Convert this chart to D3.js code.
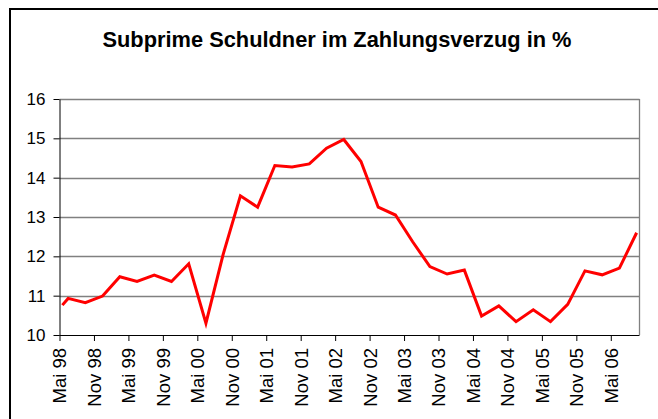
<!DOCTYPE html>
<html>
<head>
<meta charset="utf-8">
<script src="https://cdn.jsdelivr.net/npm/d3@7"></script>
<style>
  body { margin: 0; background: #fff; }
  svg { display: block; font-family: "Liberation Sans", Arial, sans-serif; }
</style>
</head>
<body>
<svg id="chart" width="658" height="419"></svg>
<script>
// quarterly readings (month of observation)
var dates = ["1998-05","1998-06","1998-09","1998-12","1999-03","1999-06","1999-09","1999-12",
             "2000-03","2000-06","2000-09","2000-12","2001-03","2001-06","2001-09","2001-12",
             "2002-03","2002-06","2002-09","2002-12","2003-03","2003-06","2003-09","2003-12",
             "2004-03","2004-06","2004-09","2004-12","2005-03","2005-06","2005-09","2005-12",
             "2006-03","2006-06","2006-09"];
var values = [10.76, 10.93, 10.82, 10.99, 11.48, 11.36, 11.52, 11.36,
              11.81, 10.30, 12.05, 13.54, 13.25, 14.31, 14.27, 14.35,
              14.75, 14.97, 14.41, 13.25, 13.05, 12.37, 11.74, 11.55,
              11.65, 10.48, 10.74, 10.34, 10.64, 10.34, 10.78, 11.63,
              11.53, 11.70, 12.60];
var tickLabels = ["Mai 98","Nov 98","Mai 99","Nov 99","Mai 00","Nov 00","Mai 01","Nov 01",
                  "Mai 02","Nov 02","Mai 03","Nov 03","Mai 04","Nov 04","Mai 05","Nov 05","Mai 06"];
var yTicks = [10, 11, 12, 13, 14, 15, 16];
var title = "Subprime Schuldner im Zahlungsverzug in %";

(function () {
  var svg = d3.select("#chart");

  // month index since Mai 98
  var monthIdx = function (s) {
    var p = s.split("-");
    return (+p[0] - 1998) * 12 + (+p[1] - 5);
  };
  var data = dates.map(function (d, i) { return { m: monthIdx(d), v: values[i] }; });

  var plotLeft = 59.5, plotRight = 639.5, plotTop = 99, plotBottom = 335;

  var x = d3.scaleLinear().domain([0, 101]).range([plotLeft, plotRight]);
  var y = d3.scaleLinear().domain([10, 16]).range([plotBottom, plotTop]);

  // outer frame
  svg.append("path")
    .attr("d", "M10,430 L10,9 L670,9")
    .attr("fill", "none")
    .attr("stroke", "#000")
    .attr("stroke-width", 2);

  svg.append("text")
    .attr("x", 337)
    .attr("y", 47)
    .attr("text-anchor", "middle")
    .attr("font-size", 21.5)
    .attr("font-weight", "bold")
    .attr("textLength", 469)
    .attr("lengthAdjust", "spacingAndGlyphs")
    .text(title);

  // gridlines
  svg.append("g")
    .selectAll("line")
    .data(yTicks.slice(1))
    .enter().append("line")
    .attr("x1", plotLeft).attr("x2", plotRight)
    .attr("y1", function (d) { return Math.round(y(d)) + 0.5; })
    .attr("y2", function (d) { return Math.round(y(d)) + 0.5; })
    .attr("stroke", "#808080")
    .attr("stroke-width", 1.3);

  // right border of plot
  svg.append("line")
    .attr("x1", plotRight).attr("x2", plotRight)
    .attr("y1", plotTop).attr("y2", plotBottom)
    .attr("stroke", "#808080")
    .attr("stroke-width", 1.3);

  // y axis
  var yAxis = d3.axisLeft(y)
    .tickValues(yTicks)
    .tickFormat(d3.format("d"))
    .tickSize(6)
    .tickSizeOuter(0)
    .tickPadding(8);
  var gy = svg.append("g")
    .attr("transform", "translate(" + plotLeft + ",0)")
    .call(yAxis);
  gy.selectAll("text").attr("font-size", 17).attr("fill", "#000").attr("font-family", "Liberation Sans, Arial, sans-serif");
  gy.selectAll("line, path").attr("stroke", "#000");

  // x axis
  var xAxis = d3.axisBottom(x)
    .tickValues(d3.range(tickLabels.length).map(function (i) { return i * 6; }))
    .tickFormat(function (d, i) { return tickLabels[i]; })
    .tickSize(6)
    .tickSizeOuter(0);
  var gx = svg.append("g")
    .attr("transform", "translate(0," + plotBottom + ")")
    .call(xAxis);
  gx.select("path.domain").attr("d", "M" + plotLeft + ",0.5H" + plotRight).attr("stroke", "#000");
  gx.selectAll("line").attr("stroke", "#000");
  gx.selectAll("text")
    .attr("font-size", 18.5)
    .attr("fill", "#000")
    .attr("font-family", "Liberation Sans, Arial, sans-serif")
    .attr("text-anchor", "end")
    .attr("transform", "rotate(-90)")
    .attr("x", -13)
    .attr("y", 0)
    .attr("dy", "0.35em");

  // series line
  var line = d3.line()
    .x(function (d) { return x(d.m + 0.5); })
    .y(function (d) { return y(d.v); });

  svg.append("path")
    .datum(data)
    .attr("d", line)
    .attr("fill", "none")
    .attr("stroke", "#ff0000")
    .attr("stroke-width", 3)
    .attr("stroke-linejoin", "miter");
})();
</script>
</body>
</html>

▸ **WHAT YOU NEED TO DO**:
Reproduce all of the data exactly, omitting each picture it holds.

▸ **WRITTEN SOLUTION**:
Convert this chart to D3.js code.
<!DOCTYPE html>
<html>
<head>
<meta charset="utf-8">
<script src="https://cdn.jsdelivr.net/npm/d3@7"></script>
<style>
  body { margin: 0; background: #fff; }
  svg { display: block; font-family: "Liberation Sans", Arial, sans-serif; }
</style>
</head>
<body>
<svg id="chart" width="658" height="419"></svg>
<script>
// quarterly readings (month of observation)
var dates = ["1998-05","1998-06","1998-09","1998-12","1999-03","1999-06","1999-09","1999-12",
             "2000-03","2000-06","2000-09","2000-12","2001-03","2001-06","2001-09","2001-12",
             "2002-03","2002-06","2002-09","2002-12","2003-03","2003-06","2003-09","2003-12",
             "2004-03","2004-06","2004-09","2004-12","2005-03","2005-06","2005-09","2005-12",
             "2006-03","2006-06","2006-09"];
var values = [10.76, 10.93, 10.82, 10.99, 11.48, 11.36, 11.52, 11.36,
              11.81, 10.30, 12.05, 13.54, 13.25, 14.31, 14.27, 14.35,
              14.75, 14.97, 14.41, 13.25, 13.05, 12.37, 11.74, 11.55,
              11.65, 10.48, 10.74, 10.34, 10.64, 10.34, 10.78, 11.63,
              11.53, 11.70, 12.60];
var tickLabels = ["Mai 98","Nov 98","Mai 99","Nov 99","Mai 00","Nov 00","Mai 01","Nov 01",
                  "Mai 02","Nov 02","Mai 03","Nov 03","Mai 04","Nov 04","Mai 05","Nov 05","Mai 06"];
var yTicks = [10, 11, 12, 13, 14, 15, 16];
var title = "Subprime Schuldner im Zahlungsverzug in %";

(function () {
  var svg = d3.select("#chart");

  // month index since Mai 98
  var monthIdx = function (s) {
    var p = s.split("-");
    return (+p[0] - 1998) * 12 + (+p[1] - 5);
  };
  var data = dates.map(function (d, i) { return { m: monthIdx(d), v: values[i] }; });

  var plotLeft = 59.5, plotRight = 639.5, plotTop = 99, plotBottom = 335;

  var x = d3.scaleLinear().domain([0, 101]).range([plotLeft, plotRight]);
  var y = d3.scaleLinear().domain([10, 16]).range([plotBottom, plotTop]);

  // outer frame
  svg.append("path")
    .attr("d", "M10,430 L10,9 L670,9")
    .attr("fill", "none")
    .attr("stroke", "#000")
    .attr("stroke-width", 2);

  svg.append("text")
    .attr("x", 337)
    .attr("y", 47)
    .attr("text-anchor", "middle")
    .attr("font-size", 21.5)
    .attr("font-weight", "bold")
    .attr("textLength", 469)
    .attr("lengthAdjust", "spacingAndGlyphs")
    .text(title);

  // gridlines
  svg.append("g")
    .selectAll("line")
    .data(yTicks.slice(1))
    .enter().append("line")
    .attr("x1", plotLeft).attr("x2", plotRight)
    .attr("y1", function (d) { return Math.round(y(d)) + 0.5; })
    .attr("y2", function (d) { return Math.round(y(d)) + 0.5; })
    .attr("stroke", "#808080")
    .attr("stroke-width", 1.3);

  // right border of plot
  svg.append("line")
    .attr("x1", plotRight).attr("x2", plotRight)
    .attr("y1", plotTop).attr("y2", plotBottom)
    .attr("stroke", "#808080")
    .attr("stroke-width", 1.3);

  // y axis
  var yAxis = d3.axisLeft(y)
    .tickValues(yTicks)
    .tickFormat(d3.format("d"))
    .tickSize(6)
    .tickSizeOuter(0)
    .tickPadding(8);
  var gy = svg.append("g")
    .attr("transform", "translate(" + plotLeft + ",0)")
    .call(yAxis);
  gy.selectAll("text").attr("font-size", 17).attr("fill", "#000").attr("font-family", "Liberation Sans, Arial, sans-serif");
  gy.selectAll("line, path").attr("stroke", "#000");

  // x axis
  var xAxis = d3.axisBottom(x)
    .tickValues(d3.range(tickLabels.length).map(function (i) { return i * 6; }))
    .tickFormat(function (d, i) { return tickLabels[i]; })
    .tickSize(6)
    .tickSizeOuter(0);
  var gx = svg.append("g")
    .attr("transform", "translate(0," + plotBottom + ")")
    .call(xAxis);
  gx.select("path.domain").attr("d", "M" + plotLeft + ",0.5H" + plotRight).attr("stroke", "#000");
  gx.selectAll("line").attr("stroke", "#000");
  gx.selectAll("text")
    .attr("font-size", 18.5)
    .attr("fill", "#000")
    .attr("font-family", "Liberation Sans, Arial, sans-serif")
    .attr("text-anchor", "end")
    .attr("transform", "rotate(-90)")
    .attr("x", -13)
    .attr("y", 0)
    .attr("dy", "0.35em");

  // series line
  var line = d3.line()
    .x(function (d) { return x(d.m + 0.5); })
    .y(function (d) { return y(d.v); });

  svg.append("path")
    .datum(data)
    .attr("d", line)
    .attr("fill", "none")
    .attr("stroke", "#ff0000")
    .attr("stroke-width", 3)
    .attr("stroke-linejoin", "miter");
})();
</script>
</body>
</html>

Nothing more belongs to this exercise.